Driverless Cars May Let You Decide who Survives a Car Crash

Are you comfortable with the idea of driverless cars? Imagine riding along with artificial intelligence making all the critical traffic decisions that might jeopardize the health of you and your family. This is something that we have to get used to if we are going to let machines drive our cars.

So this gets us to the real question, and that is would you be willing to ride in a vehicle that might decide to kill you? Consider the idea of your self-driving car having an “ethical knob” which gives your car the permission to decide who is most important. In other words, you can tell your car to sacrifice your own well-being for the good of others on the highways. Of course, you could tell your cars to let others die before you do. Still feeling good about driverless cars?

Will Your Driverless Cars Make the Proper Moral Decision?

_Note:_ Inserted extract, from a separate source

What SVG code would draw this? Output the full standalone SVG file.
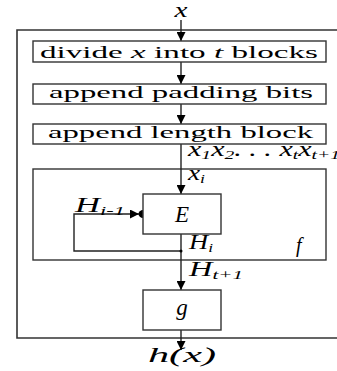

The ethical conundrum of the ways in which these self-driving cars will need to evaluate moral options poses to be a massive problem for these manufacturers. Whenever a human drives a car, their instinct will always govern how they react to dangers and risks. Thus, whenever a horrible crash occurs, it is just about always very clear who the responsible party is.

The issue is if these cars drive themselves, then they are not able to rely on their instincts, they can only refer to their machine code. And God forbid, whenever the very worst thing occurs, do we blame the software engineers, the car manufacturer, or do we blame the owner of the car who is typically responsible?

Controversial Question has Created a Variety of Responses

There is one thing for sure about this dilemma, the responses regarding this issue has been both plentiful and complicated. There was actually a study in 2015 that discovered most people felt that driverless vehicles ought to be utilitarian. In other words, these cars should always choose the option that minimizes the level of overall danger and harm to human life – even if this means sacrificing their own passengers. The interesting thing was even though most people made this choice, they claimed that they would ever get into a vehicle that might choose to kill them.

 “We wanted to explore what would happen if the control and the responsibility for a car’s actions were given back to the driver,” claims Guiseppe Contissa from Italy’s University of Bologna, who believes that he and his associates have come up with a resolution.

This research team has designed and created dials which will offer settings on these cars ranging from ”full egoist” to “full altruist”, and also has setting in the middle that is impartial. They believe that this ethical knob could work not just for self-driving vehicles, but also used in other industries that are rapidly becoming autonomous.

“The knob tells an autonomous car the value that the driver gives to his or her life relative to the lives of others,” claims Contissa. “The car would use this information to calculate the actions it will execute, taking in to account the probability that the passengers or other parties suffer harm as a consequence of the car’s decision.”

One concern about this issue is that individuals might be unwilling to assume the moral responsibility required for this approach. If everyone chooses this impartial option, then this ethical knob is going to help at all in resolving this dilemma.